WHAT YOU ARE ASKED TO DO: Your task is to copy the listing exactly, with the pictures left out.
>> START
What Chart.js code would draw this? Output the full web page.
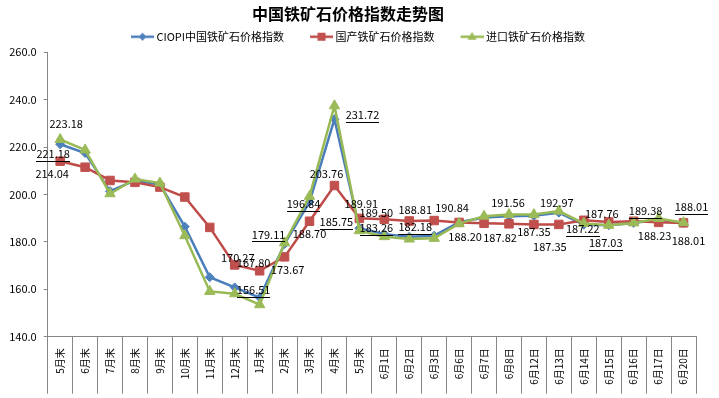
<!DOCTYPE html>
<html>
<head>
<meta charset="utf-8">
<script src="https://cdn.jsdelivr.net/npm/chart.js@4/dist/chart.umd.min.js"></script>
<style>
  body { margin: 0; background: #fff; }
  #wrap { width: 719px; height: 398px; }
</style>
</head>
<body>
<div id="wrap"><canvas id="chart" width="719" height="398"></canvas></div>
<script>
// ----- Dados -----
const categories = ["5月末", "6月末", "7月末", "8月末", "9月末", "10月末", "11月末", "12月末", "1月末", "2月末", "3月末", "4月末", "5月末",
  "6月1日", "6月2日", "6月3日", "6月6日", "6月7日", "6月8日", "6月12日", "6月13日", "6月14日", "6月15日", "6月16日", "6月17日", "6月20日"];

const ciopi = [221.18, 217.5, 201.4, 205.9, 204.2, 186.4, 165.1, 160.8, 156.51, 179.11, 196.84, 231.72, 185.75,
  183.26, 182.18, 182.6, 188.3, 190.3, 190.8, 191.0, 192.3, 187.22, 187.03, 188.0, 189.38, 188.01];
const domestic = [214.04, 211.5, 205.9, 205.1, 203.1, 198.9, 186.1, 170.27, 167.80, 173.67, 188.70, 203.76, 189.91,
  189.50, 188.81, 189.0, 188.20, 187.82, 187.6, 187.35, 187.35, 189.1, 188.4, 188.7, 188.23, 188.01];
const imported = [223.18, 218.8, 200.3, 206.5, 204.8, 182.6, 159.1, 158.1, 153.5, 179.6, 199.2, 237.4, 184.7,
  182.2, 181.2, 181.5, 187.7, 190.84, 191.56, 191.5, 192.97, 187.76, 187.0, 188.0, 189.9, 188.1];

const seriesNames = ["CIOPI中国铁矿石价格指数", "国产铁矿石价格指数", "进口铁矿石价格指数"];
const yMin = 140, yMax = 260, yStep = 20;

// which points carry a value label
const ciopiLabelAt = [0, 8, 9, 10, 11, 12, 13, 14, 21, 22, 24, 25];
const domesticLabelAt = [0, 7, 8, 9, 10, 11, 12, 13, 14, 16, 17, 19, 20, 24, 25];
const importedLabelAt = [0, 17, 18, 20, 21];

// ----- Layout dos rótulos (deslocamento em px) -----
const labelShift = [
  [[-7, 10], [-6, -7.5], [-16, -9.5], [-6, 2], [28, -4], [-23, -6], [-8, -6], [6, -10], [-1, 4], [-3, 18], [-13, -9], [8, -16]],
  [[-8, 13], [3, -7], [-6, -8], [3, 13], [0, 13], [-8, -12], [2, -15], [-8, -7], [6, -11], [6, 14], [16, 14], [0, 7.5], [-9, 22.5], [-4, 13], [5, 18]],
  [[6, -16], [-32, -8], [-1, -11.5], [-2, -8], [18, -10]]
];
const labelIdx = [ciopiLabelAt, domesticLabelAt, importedLabelAt];
const underline = [true, false, false];

const colors = ["#4A7EBB", "#BE4B48", "#98B954"];
const fills = ["#4F81BD", "#C0504D", "#9BBB59"];
const styles = ["rectRot", "rect", "triangle"];
const radii = [4.5, 6, 6];

const CJK = '"Noto Sans CJK SC", "Noto Sans", sans-serif';

// ----- Ícones da legenda (linha + marcador) -----
function legendIcon(i) {
  const c = document.createElement("canvas");
  c.width = 46; c.height = 12;
  const g = c.getContext("2d");
  g.strokeStyle = colors[i];
  g.lineWidth = 2.5;
  g.beginPath(); g.moveTo(23, 6); g.lineTo(46, 6); g.stroke();
  g.fillStyle = fills[i];
  const cx = 34.5, cy = 6;
  g.beginPath();
  if (i === 0) { g.moveTo(cx, cy - 4); g.lineTo(cx + 4, cy); g.lineTo(cx, cy + 4); g.lineTo(cx - 4, cy); }
  else if (i === 1) { g.rect(cx - 4, cy - 4, 8, 8); }
  else { g.moveTo(cx, cy - 5); g.lineTo(cx + 4.5, cy + 3); g.lineTo(cx - 4.5, cy + 3); }
  g.closePath(); g.fill();
  return c;
}
const icons = [0, 1, 2].map(legendIcon);

// ----- Plugin de rótulos -----
const valueLabels = {
  id: "valueLabels",
  afterDatasetsDraw(chart) {
    const ctx = chart.ctx;
    ctx.save();
    ctx.font = "11px " + CJK;
    ctx.fillStyle = "#000";
    ctx.strokeStyle = "#000";
    ctx.lineWidth = 1;
    ctx.textAlign = "center";
    ctx.textBaseline = "middle";
    labelIdx.forEach((list, s) => {
      const meta = chart.getDatasetMeta(s);
      const values = chart.data.datasets[s].data;
      list.forEach((idx, k) => {
        const pt = meta.data[idx];
        const x = pt.x + labelShift[s][k][0];
        const y = pt.y + labelShift[s][k][1];
        const txt = values[idx].toFixed(2);
        ctx.fillText(txt, x, y);
        if (underline[s]) {
          const w = ctx.measureText(txt).width;
          ctx.beginPath();
          ctx.moveTo(Math.round(x - w / 2), Math.round(y + 7) + 0.5);
          ctx.lineTo(Math.round(x + w / 2), Math.round(y + 7) + 0.5);
          ctx.stroke();
        }
      });
    });
    ctx.restore();
  }
};

// ----- Gráfico -----
const seriesData = [ciopi, domestic, imported];
const drawOrder = [2, 1, 0];

new Chart(document.getElementById("chart"), {
  type: "line",
  data: {
    labels: categories,
    datasets: seriesData.map((d, i) => ({
      label: seriesNames[i],
      data: d,
      order: drawOrder[i],
      borderColor: colors[i],
      borderWidth: 2.5,
      backgroundColor: fills[i],
      pointStyle: styles[i],
      pointRadius: radii[i],
      pointBackgroundColor: fills[i],
      pointBorderColor: fills[i],
      pointBorderWidth: 1,
      tension: 0
    }))
  },
  options: {
    responsive: false,
    animation: false,
    layout: { padding: { left: 0, right: 23, top: 0, bottom: 0 } },
    plugins: {
      title: {
        display: true,
        text: "中国铁矿石价格指数走势图",
        color: "#000",
        font: { family: CJK, size: 16, weight: "bold" },
        padding: { top: 4, bottom: 2 }
      },
      legend: {
        display: true,
        position: "top",
        labels: {
          usePointStyle: true,
          pointStyleWidth: 40,
          padding: 6,
          color: "#222",
          font: { family: CJK, size: 11 },
          generateLabels: chart => chart.data.datasets.map((ds, i) => ({
            text: ds.label,
            pointStyle: icons[i],
            fillStyle: fills[i],
            strokeStyle: colors[i],
            lineWidth: 0,
            hidden: false,
            datasetIndex: i
          }))
        }
      },
      tooltip: { enabled: false }
    },
    scales: {
      x: {
        offset: true,
        grid: { display: true, offset: true, drawOnChartArea: false, drawTicks: true, tickLength: 57, color: "#868686" },
        border: { display: true, color: "#868686" },
        ticks: {
          autoSkip: false,
          minRotation: 90,
          maxRotation: 90,
          padding: -45.5,
          color: "#000",
          font: { family: CJK, size: 10 }
        },
        afterFit: scale => { scale.height = 61.3; }
      },
      y: {
        min: yMin,
        max: yMax,
        grid: { display: true, drawOnChartArea: false, drawTicks: true, tickLength: 4, color: "#868686" },
        border: { display: true, color: "#868686" },
        ticks: {
          stepSize: yStep,
          padding: 7,
          color: "#000",
          font: { family: CJK, size: 11 },
          callback: v => v.toFixed(1)
        },
        afterFit: scale => { scale.width = 47.7; }
      }
    }
  },
  plugins: [valueLabels]
});
</script>
</body>
</html>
>> END
TASK RESULT:
What Chart.js code would draw this? Output the full web page.
<!DOCTYPE html>
<html>
<head>
<meta charset="utf-8">
<script src="https://cdn.jsdelivr.net/npm/chart.js@4/dist/chart.umd.min.js"></script>
<style>
  body { margin: 0; background: #fff; }
  #wrap { width: 719px; height: 398px; }
</style>
</head>
<body>
<div id="wrap"><canvas id="chart" width="719" height="398"></canvas></div>
<script>
// ----- Dados -----
const categories = ["5月末", "6月末", "7月末", "8月末", "9月末", "10月末", "11月末", "12月末", "1月末", "2月末", "3月末", "4月末", "5月末",
  "6月1日", "6月2日", "6月3日", "6月6日", "6月7日", "6月8日", "6月12日", "6月13日", "6月14日", "6月15日", "6月16日", "6月17日", "6月20日"];

const ciopi = [221.18, 217.5, 201.4, 205.9, 204.2, 186.4, 165.1, 160.8, 156.51, 179.11, 196.84, 231.72, 185.75,
  183.26, 182.18, 182.6, 188.3, 190.3, 190.8, 191.0, 192.3, 187.22, 187.03, 188.0, 189.38, 188.01];
const domestic = [214.04, 211.5, 205.9, 205.1, 203.1, 198.9, 186.1, 170.27, 167.80, 173.67, 188.70, 203.76, 189.91,
  189.50, 188.81, 189.0, 188.20, 187.82, 187.6, 187.35, 187.35, 189.1, 188.4, 188.7, 188.23, 188.01];
const imported = [223.18, 218.8, 200.3, 206.5, 204.8, 182.6, 159.1, 158.1, 153.5, 179.6, 199.2, 237.4, 184.7,
  182.2, 181.2, 181.5, 187.7, 190.84, 191.56, 191.5, 192.97, 187.76, 187.0, 188.0, 189.9, 188.1];

const seriesNames = ["CIOPI中国铁矿石价格指数", "国产铁矿石价格指数", "进口铁矿石价格指数"];
const yMin = 140, yMax = 260, yStep = 20;

// which points carry a value label
const ciopiLabelAt = [0, 8, 9, 10, 11, 12, 13, 14, 21, 22, 24, 25];
const domesticLabelAt = [0, 7, 8, 9, 10, 11, 12, 13, 14, 16, 17, 19, 20, 24, 25];
const importedLabelAt = [0, 17, 18, 20, 21];

// ----- Layout dos rótulos (deslocamento em px) -----
const labelShift = [
  [[-7, 10], [-6, -7.5], [-16, -9.5], [-6, 2], [28, -4], [-23, -6], [-8, -6], [6, -10], [-1, 4], [-3, 18], [-13, -9], [8, -16]],
  [[-8, 13], [3, -7], [-6, -8], [3, 13], [0, 13], [-8, -12], [2, -15], [-8, -7], [6, -11], [6, 14], [16, 14], [0, 7.5], [-9, 22.5], [-4, 13], [5, 18]],
  [[6, -16], [-32, -8], [-1, -11.5], [-2, -8], [18, -10]]
];
const labelIdx = [ciopiLabelAt, domesticLabelAt, importedLabelAt];
const underline = [true, false, false];

const colors = ["#4A7EBB", "#BE4B48", "#98B954"];
const fills = ["#4F81BD", "#C0504D", "#9BBB59"];
const styles = ["rectRot", "rect", "triangle"];
const radii = [4.5, 6, 6];

const CJK = '"Noto Sans CJK SC", "Noto Sans", sans-serif';

// ----- Ícones da legenda (linha + marcador) -----
function legendIcon(i) {
  const c = document.createElement("canvas");
  c.width = 46; c.height = 12;
  const g = c.getContext("2d");
  g.strokeStyle = colors[i];
  g.lineWidth = 2.5;
  g.beginPath(); g.moveTo(23, 6); g.lineTo(46, 6); g.stroke();
  g.fillStyle = fills[i];
  const cx = 34.5, cy = 6;
  g.beginPath();
  if (i === 0) { g.moveTo(cx, cy - 4); g.lineTo(cx + 4, cy); g.lineTo(cx, cy + 4); g.lineTo(cx - 4, cy); }
  else if (i === 1) { g.rect(cx - 4, cy - 4, 8, 8); }
  else { g.moveTo(cx, cy - 5); g.lineTo(cx + 4.5, cy + 3); g.lineTo(cx - 4.5, cy + 3); }
  g.closePath(); g.fill();
  return c;
}
const icons = [0, 1, 2].map(legendIcon);

// ----- Plugin de rótulos -----
const valueLabels = {
  id: "valueLabels",
  afterDatasetsDraw(chart) {
    const ctx = chart.ctx;
    ctx.save();
    ctx.font = "11px " + CJK;
    ctx.fillStyle = "#000";
    ctx.strokeStyle = "#000";
    ctx.lineWidth = 1;
    ctx.textAlign = "center";
    ctx.textBaseline = "middle";
    labelIdx.forEach((list, s) => {
      const meta = chart.getDatasetMeta(s);
      const values = chart.data.datasets[s].data;
      list.forEach((idx, k) => {
        const pt = meta.data[idx];
        const x = pt.x + labelShift[s][k][0];
        const y = pt.y + labelShift[s][k][1];
        const txt = values[idx].toFixed(2);
        ctx.fillText(txt, x, y);
        if (underline[s]) {
          const w = ctx.measureText(txt).width;
          ctx.beginPath();
          ctx.moveTo(Math.round(x - w / 2), Math.round(y + 7) + 0.5);
          ctx.lineTo(Math.round(x + w / 2), Math.round(y + 7) + 0.5);
          ctx.stroke();
        }
      });
    });
    ctx.restore();
  }
};

// ----- Gráfico -----
const seriesData = [ciopi, domestic, imported];
const drawOrder = [2, 1, 0];

new Chart(document.getElementById("chart"), {
  type: "line",
  data: {
    labels: categories,
    datasets: seriesData.map((d, i) => ({
      label: seriesNames[i],
      data: d,
      order: drawOrder[i],
      borderColor: colors[i],
      borderWidth: 2.5,
      backgroundColor: fills[i],
      pointStyle: styles[i],
      pointRadius: radii[i],
      pointBackgroundColor: fills[i],
      pointBorderColor: fills[i],
      pointBorderWidth: 1,
      tension: 0
    }))
  },
  options: {
    responsive: false,
    animation: false,
    layout: { padding: { left: 0, right: 23, top: 0, bottom: 0 } },
    plugins: {
      title: {
        display: true,
        text: "中国铁矿石价格指数走势图",
        color: "#000",
        font: { family: CJK, size: 16, weight: "bold" },
        padding: { top: 4, bottom: 2 }
      },
      legend: {
        display: true,
        position: "top",
        labels: {
          usePointStyle: true,
          pointStyleWidth: 40,
          padding: 6,
          color: "#222",
          font: { family: CJK, size: 11 },
          generateLabels: chart => chart.data.datasets.map((ds, i) => ({
            text: ds.label,
            pointStyle: icons[i],
            fillStyle: fills[i],
            strokeStyle: colors[i],
            lineWidth: 0,
            hidden: false,
            datasetIndex: i
          }))
        }
      },
      tooltip: { enabled: false }
    },
    scales: {
      x: {
        offset: true,
        grid: { display: true, offset: true, drawOnChartArea: false, drawTicks: true, tickLength: 57, color: "#868686" },
        border: { display: true, color: "#868686" },
        ticks: {
          autoSkip: false,
          minRotation: 90,
          maxRotation: 90,
          padding: -45.5,
          color: "#000",
          font: { family: CJK, size: 10 }
        },
        afterFit: scale => { scale.height = 61.3; }
      },
      y: {
        min: yMin,
        max: yMax,
        grid: { display: true, drawOnChartArea: false, drawTicks: true, tickLength: 4, color: "#868686" },
        border: { display: true, color: "#868686" },
        ticks: {
          stepSize: yStep,
          padding: 7,
          color: "#000",
          font: { family: CJK, size: 11 },
          callback: v => v.toFixed(1)
        },
        afterFit: scale => { scale.width = 47.7; }
      }
    }
  },
  plugins: [valueLabels]
});
</script>
</body>
</html>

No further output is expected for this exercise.